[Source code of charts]
----------------------------------------
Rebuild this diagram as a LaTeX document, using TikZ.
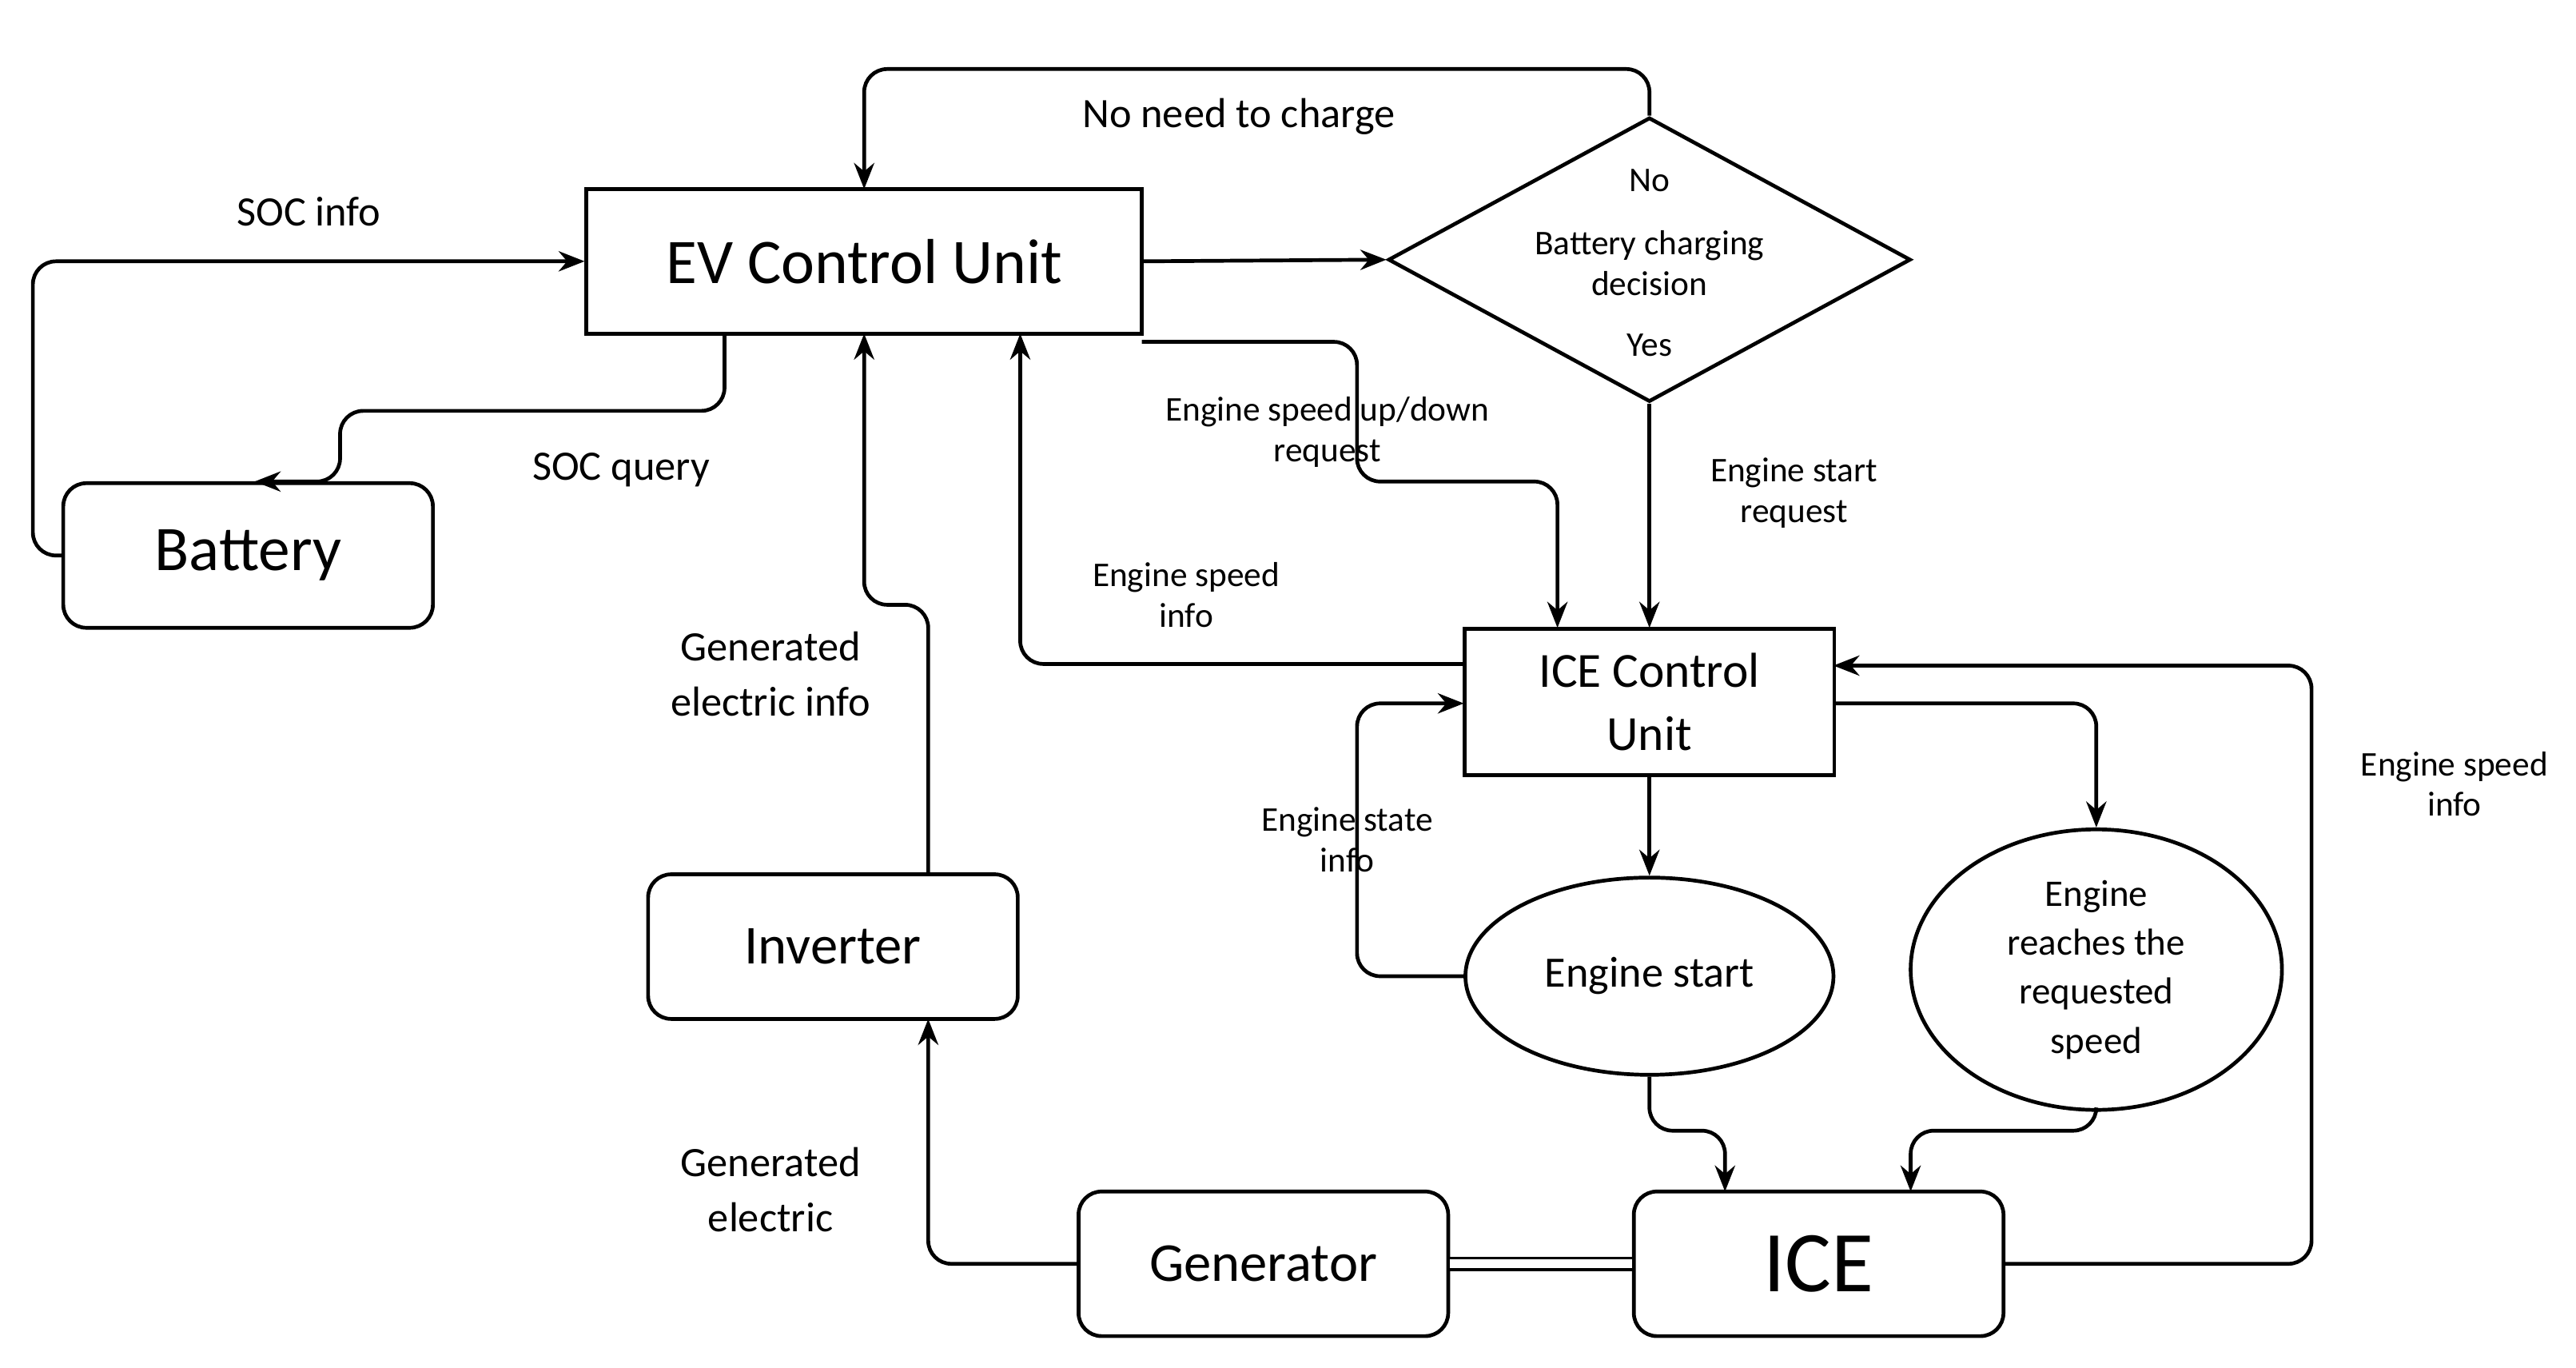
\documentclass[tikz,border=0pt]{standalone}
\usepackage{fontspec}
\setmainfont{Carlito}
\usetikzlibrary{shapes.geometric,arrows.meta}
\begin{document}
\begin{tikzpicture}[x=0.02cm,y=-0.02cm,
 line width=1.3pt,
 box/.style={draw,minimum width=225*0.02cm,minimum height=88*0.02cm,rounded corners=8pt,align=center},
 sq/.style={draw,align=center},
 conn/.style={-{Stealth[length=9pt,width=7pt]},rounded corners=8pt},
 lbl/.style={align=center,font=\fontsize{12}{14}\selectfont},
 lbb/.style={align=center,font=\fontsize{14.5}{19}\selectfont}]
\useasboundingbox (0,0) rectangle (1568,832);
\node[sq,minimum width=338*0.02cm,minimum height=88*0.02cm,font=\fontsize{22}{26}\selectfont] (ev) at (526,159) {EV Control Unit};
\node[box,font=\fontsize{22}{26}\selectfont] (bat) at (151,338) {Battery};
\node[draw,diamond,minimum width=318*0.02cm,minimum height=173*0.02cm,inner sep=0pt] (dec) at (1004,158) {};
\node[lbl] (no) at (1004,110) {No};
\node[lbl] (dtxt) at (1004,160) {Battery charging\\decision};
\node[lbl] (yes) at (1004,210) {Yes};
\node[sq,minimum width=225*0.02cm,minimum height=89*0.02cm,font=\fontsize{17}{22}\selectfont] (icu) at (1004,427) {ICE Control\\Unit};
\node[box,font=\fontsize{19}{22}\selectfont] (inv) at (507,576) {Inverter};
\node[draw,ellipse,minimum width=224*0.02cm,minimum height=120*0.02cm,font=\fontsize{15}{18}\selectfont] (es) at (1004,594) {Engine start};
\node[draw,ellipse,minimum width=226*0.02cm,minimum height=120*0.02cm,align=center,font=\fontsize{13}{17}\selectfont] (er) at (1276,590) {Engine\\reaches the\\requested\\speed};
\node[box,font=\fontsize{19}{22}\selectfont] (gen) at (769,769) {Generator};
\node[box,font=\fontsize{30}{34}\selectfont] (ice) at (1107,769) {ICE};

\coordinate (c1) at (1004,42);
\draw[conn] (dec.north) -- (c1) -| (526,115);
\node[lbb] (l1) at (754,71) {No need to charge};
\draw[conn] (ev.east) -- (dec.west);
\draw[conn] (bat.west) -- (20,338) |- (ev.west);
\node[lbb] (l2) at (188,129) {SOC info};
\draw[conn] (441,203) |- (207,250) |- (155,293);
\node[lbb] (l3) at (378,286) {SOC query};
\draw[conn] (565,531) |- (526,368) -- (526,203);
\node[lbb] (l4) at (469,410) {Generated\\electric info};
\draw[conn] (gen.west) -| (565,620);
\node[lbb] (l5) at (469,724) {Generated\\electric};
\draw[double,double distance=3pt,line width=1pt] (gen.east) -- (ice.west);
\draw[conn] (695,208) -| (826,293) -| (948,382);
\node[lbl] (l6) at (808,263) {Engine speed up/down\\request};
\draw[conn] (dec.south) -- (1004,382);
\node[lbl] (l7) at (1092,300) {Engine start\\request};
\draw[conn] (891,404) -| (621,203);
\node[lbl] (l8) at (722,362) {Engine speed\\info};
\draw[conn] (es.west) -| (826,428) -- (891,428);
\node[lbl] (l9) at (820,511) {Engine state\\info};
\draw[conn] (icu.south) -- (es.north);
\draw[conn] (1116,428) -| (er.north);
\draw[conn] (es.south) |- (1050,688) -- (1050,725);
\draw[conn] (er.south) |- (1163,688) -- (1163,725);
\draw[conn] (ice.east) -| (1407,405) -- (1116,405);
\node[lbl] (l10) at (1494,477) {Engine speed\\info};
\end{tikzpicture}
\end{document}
----------------------------------------
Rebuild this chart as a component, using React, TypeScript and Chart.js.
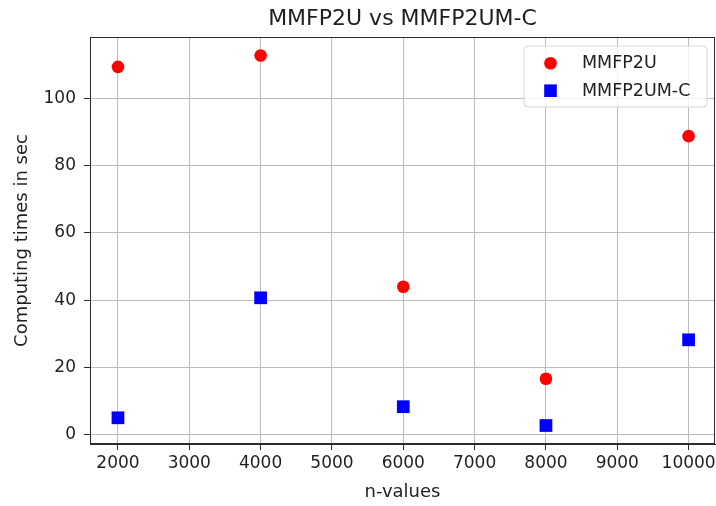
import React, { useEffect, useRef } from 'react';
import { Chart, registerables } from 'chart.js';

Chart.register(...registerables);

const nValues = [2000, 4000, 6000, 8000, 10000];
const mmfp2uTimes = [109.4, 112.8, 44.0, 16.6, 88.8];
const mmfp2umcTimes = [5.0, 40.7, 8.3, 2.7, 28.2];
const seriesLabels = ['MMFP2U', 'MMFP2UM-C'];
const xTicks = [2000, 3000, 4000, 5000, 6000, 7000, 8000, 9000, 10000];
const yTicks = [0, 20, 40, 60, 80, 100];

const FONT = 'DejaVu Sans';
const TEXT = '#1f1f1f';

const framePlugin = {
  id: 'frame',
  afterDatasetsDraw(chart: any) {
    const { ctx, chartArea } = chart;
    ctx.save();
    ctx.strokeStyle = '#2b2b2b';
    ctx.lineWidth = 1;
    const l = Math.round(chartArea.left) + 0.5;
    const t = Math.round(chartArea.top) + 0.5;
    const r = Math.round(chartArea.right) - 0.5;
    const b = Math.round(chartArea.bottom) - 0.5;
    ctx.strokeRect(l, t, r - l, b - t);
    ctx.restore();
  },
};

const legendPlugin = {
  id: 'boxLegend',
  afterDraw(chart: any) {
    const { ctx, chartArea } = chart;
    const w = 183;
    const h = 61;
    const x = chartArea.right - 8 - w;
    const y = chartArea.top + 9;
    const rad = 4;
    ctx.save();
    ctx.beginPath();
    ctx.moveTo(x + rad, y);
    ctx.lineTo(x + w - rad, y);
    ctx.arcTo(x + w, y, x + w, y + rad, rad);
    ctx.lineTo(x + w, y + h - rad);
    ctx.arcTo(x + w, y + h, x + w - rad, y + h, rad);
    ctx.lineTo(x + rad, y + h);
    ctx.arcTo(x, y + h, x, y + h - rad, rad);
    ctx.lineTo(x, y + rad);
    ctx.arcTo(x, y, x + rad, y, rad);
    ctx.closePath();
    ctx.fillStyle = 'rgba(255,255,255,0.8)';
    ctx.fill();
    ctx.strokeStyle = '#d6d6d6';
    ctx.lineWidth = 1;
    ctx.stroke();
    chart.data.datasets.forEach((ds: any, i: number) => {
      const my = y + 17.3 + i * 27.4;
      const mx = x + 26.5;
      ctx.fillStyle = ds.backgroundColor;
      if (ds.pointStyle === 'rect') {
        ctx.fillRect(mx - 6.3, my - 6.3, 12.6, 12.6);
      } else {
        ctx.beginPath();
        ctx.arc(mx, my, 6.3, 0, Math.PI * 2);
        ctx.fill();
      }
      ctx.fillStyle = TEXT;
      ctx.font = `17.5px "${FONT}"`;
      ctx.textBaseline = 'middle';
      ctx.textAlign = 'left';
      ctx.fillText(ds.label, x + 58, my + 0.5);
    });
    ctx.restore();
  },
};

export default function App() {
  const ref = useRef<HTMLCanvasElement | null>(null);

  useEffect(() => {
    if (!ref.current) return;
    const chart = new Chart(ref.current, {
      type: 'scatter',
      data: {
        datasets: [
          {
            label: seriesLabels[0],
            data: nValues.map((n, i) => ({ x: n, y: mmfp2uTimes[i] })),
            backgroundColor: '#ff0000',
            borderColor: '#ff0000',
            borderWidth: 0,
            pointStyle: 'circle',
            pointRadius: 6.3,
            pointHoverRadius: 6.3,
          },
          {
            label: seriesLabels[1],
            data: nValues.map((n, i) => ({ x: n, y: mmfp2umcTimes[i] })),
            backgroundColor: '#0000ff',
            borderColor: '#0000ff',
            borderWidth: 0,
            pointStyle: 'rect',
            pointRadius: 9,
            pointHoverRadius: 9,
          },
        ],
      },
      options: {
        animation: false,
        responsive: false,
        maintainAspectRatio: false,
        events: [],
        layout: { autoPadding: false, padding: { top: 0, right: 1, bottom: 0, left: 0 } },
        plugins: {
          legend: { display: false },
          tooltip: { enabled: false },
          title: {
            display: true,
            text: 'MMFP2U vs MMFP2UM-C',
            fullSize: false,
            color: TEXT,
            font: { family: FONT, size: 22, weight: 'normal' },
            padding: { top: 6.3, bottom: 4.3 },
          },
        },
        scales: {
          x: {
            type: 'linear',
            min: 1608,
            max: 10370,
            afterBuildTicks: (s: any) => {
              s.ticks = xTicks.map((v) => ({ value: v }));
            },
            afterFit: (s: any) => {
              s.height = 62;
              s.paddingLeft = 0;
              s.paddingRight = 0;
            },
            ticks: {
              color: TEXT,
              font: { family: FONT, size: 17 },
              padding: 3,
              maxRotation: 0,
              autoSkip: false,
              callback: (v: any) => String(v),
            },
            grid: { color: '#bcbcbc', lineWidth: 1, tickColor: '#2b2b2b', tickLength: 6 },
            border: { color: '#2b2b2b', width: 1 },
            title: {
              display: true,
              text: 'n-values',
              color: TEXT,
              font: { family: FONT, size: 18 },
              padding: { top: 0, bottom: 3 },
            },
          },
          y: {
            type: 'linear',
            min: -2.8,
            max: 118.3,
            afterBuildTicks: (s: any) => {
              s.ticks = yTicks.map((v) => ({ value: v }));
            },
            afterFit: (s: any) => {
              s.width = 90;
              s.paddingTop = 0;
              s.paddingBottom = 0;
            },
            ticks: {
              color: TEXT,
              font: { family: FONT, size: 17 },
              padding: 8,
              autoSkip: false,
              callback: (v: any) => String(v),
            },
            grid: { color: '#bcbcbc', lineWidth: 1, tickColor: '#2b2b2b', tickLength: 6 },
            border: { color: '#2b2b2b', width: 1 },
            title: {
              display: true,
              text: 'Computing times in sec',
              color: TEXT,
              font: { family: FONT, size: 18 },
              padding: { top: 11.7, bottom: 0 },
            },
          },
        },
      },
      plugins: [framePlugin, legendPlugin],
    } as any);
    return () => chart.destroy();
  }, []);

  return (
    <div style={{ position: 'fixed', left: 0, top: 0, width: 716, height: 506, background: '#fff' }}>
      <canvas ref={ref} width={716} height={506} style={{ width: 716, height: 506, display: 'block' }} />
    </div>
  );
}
----------------------------------------
(EXERCISE): Looking above, find the stretch of lines that opens with the one holding "Rebuild this chart" and closes with the one holding "Chart.register(...registerables);". Copy it exactly, pictures excluded.

(WRITTEN SOLUTION):
Rebuild this chart as a component, using React, TypeScript and Chart.js.
import React, { useEffect, useRef } from 'react';
import { Chart, registerables } from 'chart.js';

Chart.register(...registerables);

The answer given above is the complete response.